▶ **Your goal**
Leave out any picture and return the remaining listing below exactly as given.

▶ **Available data**
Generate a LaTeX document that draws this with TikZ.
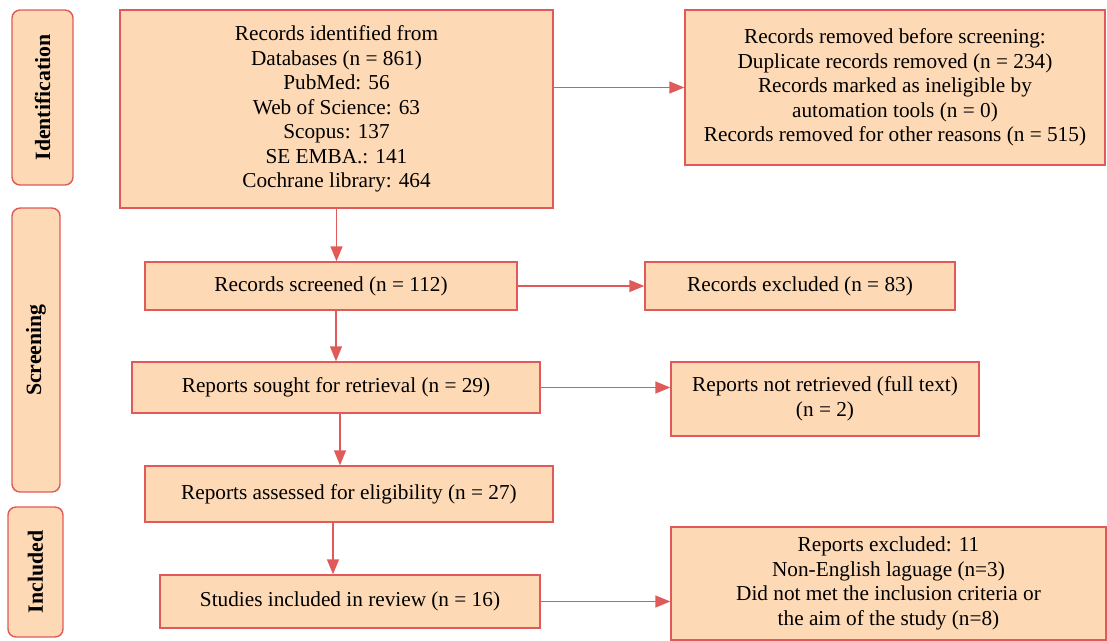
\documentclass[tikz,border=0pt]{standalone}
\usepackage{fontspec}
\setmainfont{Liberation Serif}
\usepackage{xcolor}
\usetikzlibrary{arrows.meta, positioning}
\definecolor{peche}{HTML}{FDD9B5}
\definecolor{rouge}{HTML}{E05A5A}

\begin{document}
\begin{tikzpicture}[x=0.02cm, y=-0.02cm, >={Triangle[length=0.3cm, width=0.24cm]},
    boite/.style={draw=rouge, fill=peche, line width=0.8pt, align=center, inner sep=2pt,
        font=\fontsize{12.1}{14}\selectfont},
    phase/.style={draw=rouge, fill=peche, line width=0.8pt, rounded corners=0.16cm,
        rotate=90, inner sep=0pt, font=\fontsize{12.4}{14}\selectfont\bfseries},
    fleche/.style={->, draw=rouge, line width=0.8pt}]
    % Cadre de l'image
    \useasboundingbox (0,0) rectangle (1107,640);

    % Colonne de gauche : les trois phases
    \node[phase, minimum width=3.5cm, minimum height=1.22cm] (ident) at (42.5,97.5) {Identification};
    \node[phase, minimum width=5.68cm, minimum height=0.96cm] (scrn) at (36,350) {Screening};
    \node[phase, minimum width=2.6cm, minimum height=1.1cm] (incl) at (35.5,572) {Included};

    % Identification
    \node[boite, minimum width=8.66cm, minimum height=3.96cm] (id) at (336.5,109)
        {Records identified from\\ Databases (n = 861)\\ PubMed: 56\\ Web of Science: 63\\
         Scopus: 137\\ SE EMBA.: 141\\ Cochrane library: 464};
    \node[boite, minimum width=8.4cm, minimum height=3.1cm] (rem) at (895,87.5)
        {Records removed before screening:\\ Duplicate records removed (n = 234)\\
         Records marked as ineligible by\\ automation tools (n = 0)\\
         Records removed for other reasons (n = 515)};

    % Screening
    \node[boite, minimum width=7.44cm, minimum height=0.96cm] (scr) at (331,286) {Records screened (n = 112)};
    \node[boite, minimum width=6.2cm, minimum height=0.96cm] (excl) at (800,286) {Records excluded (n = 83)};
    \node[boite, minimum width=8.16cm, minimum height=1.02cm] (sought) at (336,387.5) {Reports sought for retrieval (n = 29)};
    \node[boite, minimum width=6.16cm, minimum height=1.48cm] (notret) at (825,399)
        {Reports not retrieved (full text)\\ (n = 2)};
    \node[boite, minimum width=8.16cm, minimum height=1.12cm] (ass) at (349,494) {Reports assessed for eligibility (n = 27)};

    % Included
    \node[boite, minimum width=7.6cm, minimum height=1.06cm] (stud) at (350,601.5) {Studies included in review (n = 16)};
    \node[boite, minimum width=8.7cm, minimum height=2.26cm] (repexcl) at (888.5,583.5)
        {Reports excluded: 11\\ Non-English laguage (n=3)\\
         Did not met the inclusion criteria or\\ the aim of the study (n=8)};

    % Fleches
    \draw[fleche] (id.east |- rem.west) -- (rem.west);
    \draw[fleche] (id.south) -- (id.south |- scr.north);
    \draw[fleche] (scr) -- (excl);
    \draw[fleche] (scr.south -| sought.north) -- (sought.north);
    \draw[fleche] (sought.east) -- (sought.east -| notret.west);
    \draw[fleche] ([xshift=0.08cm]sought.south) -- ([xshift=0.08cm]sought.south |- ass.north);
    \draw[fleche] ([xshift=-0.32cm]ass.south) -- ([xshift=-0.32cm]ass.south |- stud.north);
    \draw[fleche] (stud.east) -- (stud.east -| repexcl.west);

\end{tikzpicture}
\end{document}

▶ **Solution for this exercise**
Generate a LaTeX document that draws this with TikZ.
\documentclass[tikz,border=0pt]{standalone}
\usepackage{fontspec}
\setmainfont{Liberation Serif}
\usepackage{xcolor}
\usetikzlibrary{arrows.meta, positioning}
\definecolor{peche}{HTML}{FDD9B5}
\definecolor{rouge}{HTML}{E05A5A}

\begin{document}
\begin{tikzpicture}[x=0.02cm, y=-0.02cm, >={Triangle[length=0.3cm, width=0.24cm]},
    boite/.style={draw=rouge, fill=peche, line width=0.8pt, align=center, inner sep=2pt,
        font=\fontsize{12.1}{14}\selectfont},
    phase/.style={draw=rouge, fill=peche, line width=0.8pt, rounded corners=0.16cm,
        rotate=90, inner sep=0pt, font=\fontsize{12.4}{14}\selectfont\bfseries},
    fleche/.style={->, draw=rouge, line width=0.8pt}]
    % Cadre de l'image
    \useasboundingbox (0,0) rectangle (1107,640);

    % Colonne de gauche : les trois phases
    \node[phase, minimum width=3.5cm, minimum height=1.22cm] (ident) at (42.5,97.5) {Identification};
    \node[phase, minimum width=5.68cm, minimum height=0.96cm] (scrn) at (36,350) {Screening};
    \node[phase, minimum width=2.6cm, minimum height=1.1cm] (incl) at (35.5,572) {Included};

    % Identification
    \node[boite, minimum width=8.66cm, minimum height=3.96cm] (id) at (336.5,109)
        {Records identified from\\ Databases (n = 861)\\ PubMed: 56\\ Web of Science: 63\\
         Scopus: 137\\ SE EMBA.: 141\\ Cochrane library: 464};
    \node[boite, minimum width=8.4cm, minimum height=3.1cm] (rem) at (895,87.5)
        {Records removed before screening:\\ Duplicate records removed (n = 234)\\
         Records marked as ineligible by\\ automation tools (n = 0)\\
         Records removed for other reasons (n = 515)};

    % Screening
    \node[boite, minimum width=7.44cm, minimum height=0.96cm] (scr) at (331,286) {Records screened (n = 112)};
    \node[boite, minimum width=6.2cm, minimum height=0.96cm] (excl) at (800,286) {Records excluded (n = 83)};
    \node[boite, minimum width=8.16cm, minimum height=1.02cm] (sought) at (336,387.5) {Reports sought for retrieval (n = 29)};
    \node[boite, minimum width=6.16cm, minimum height=1.48cm] (notret) at (825,399)
        {Reports not retrieved (full text)\\ (n = 2)};
    \node[boite, minimum width=8.16cm, minimum height=1.12cm] (ass) at (349,494) {Reports assessed for eligibility (n = 27)};

    % Included
    \node[boite, minimum width=7.6cm, minimum height=1.06cm] (stud) at (350,601.5) {Studies included in review (n = 16)};
    \node[boite, minimum width=8.7cm, minimum height=2.26cm] (repexcl) at (888.5,583.5)
        {Reports excluded: 11\\ Non-English laguage (n=3)\\
         Did not met the inclusion criteria or\\ the aim of the study (n=8)};

    % Fleches
    \draw[fleche] (id.east |- rem.west) -- (rem.west);
    \draw[fleche] (id.south) -- (id.south |- scr.north);
    \draw[fleche] (scr) -- (excl);
    \draw[fleche] (scr.south -| sought.north) -- (sought.north);
    \draw[fleche] (sought.east) -- (sought.east -| notret.west);
    \draw[fleche] ([xshift=0.08cm]sought.south) -- ([xshift=0.08cm]sought.south |- ass.north);
    \draw[fleche] ([xshift=-0.32cm]ass.south) -- ([xshift=-0.32cm]ass.south |- stud.north);
    \draw[fleche] (stud.east) -- (stud.east -| repexcl.west);

\end{tikzpicture}
\end{document}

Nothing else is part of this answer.